Over the desk in my living room in New Orleans hangs an old map of Louisiana from my grandfather’s garage, where he seemed to reside for my entire childhood and always will in my dusky, oil-stained memory of him. He owned a distribution business of automotive and aeronautical parts, and spent decades working on the meticulous restoration and maintenance of his two prize cars, a ’29 Packard and a ’29 Cadillac. Under glass, within a heavy wood frame, the map, printed in the 1940s, is a tawny yellow. The glare from the west-facing window next to it often shears off most everything east of the Mississippi. In this war-era map, the parishes along the Gulf are complicated with bayous and laced with marshes, but remain untattered: Cameron, Vermillion, Iberia, St. Mary, Terrebonne, Lafourche, Jefferson, Plaquemines, St. Bernard, St. Tammany.

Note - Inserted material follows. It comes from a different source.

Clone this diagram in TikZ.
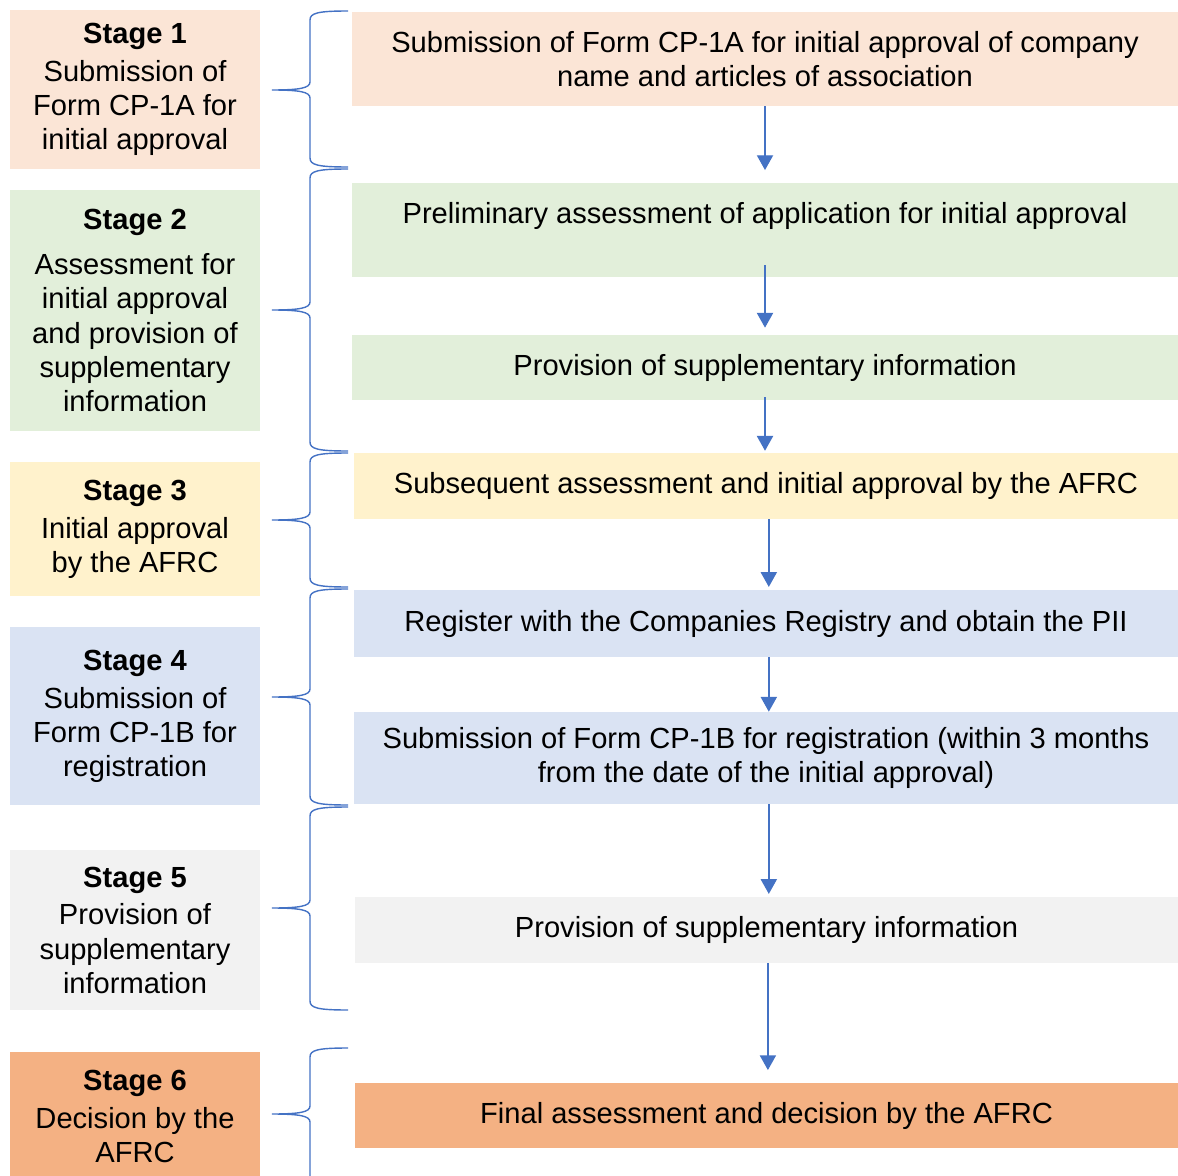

My great-grandparents and grandparents used to take the train to their fishing camp down in Grand Isle, a coastal town that’s been nearly washed away on a few occasions. Sepia photographs from the 1910s and ’20s show them clowning in the waves in their voluminous bathing suits, with clumps of seaweed on their heads, or eating watermelon on the shore under a makeshift tent. That beach where they swam and fished and played has by now mostly disappeared into the Gulf, and their bodies were long ago interred in aboveground tombs meant to keep their remains dry and out of the water table for eternity, though after the levees were breached in 2005, the tombs in fact did not.

For all of our human impulse to create, we seem to be equally caught up in cycles of loss. In southeast Louisiana we have a great illustrative conundrum on our hands. Precisely because of our geography, over generations we were able to marry disparate ethnic influences and create one of the most unique cultures on the planet. Gateway to the Gulf of Mexico, northernmost capital of the Caribbean, a port city traded between the Spanish, French, and American governments in its colonial infancy but where enslaved and free people of African descent were often the majority, New Orleans, with its narrow streets and broad avenues, incubated revelations in food, music, and architecture. And precisely because of our geography, this same culture is always at risk. As a deltaic port beset by diminishing wetlands, rising water levels, intense weather systems from the Gulf, and a powerful river that wants to change course, New Orleans is increasingly vulnerable to the vagaries of its own natural assets.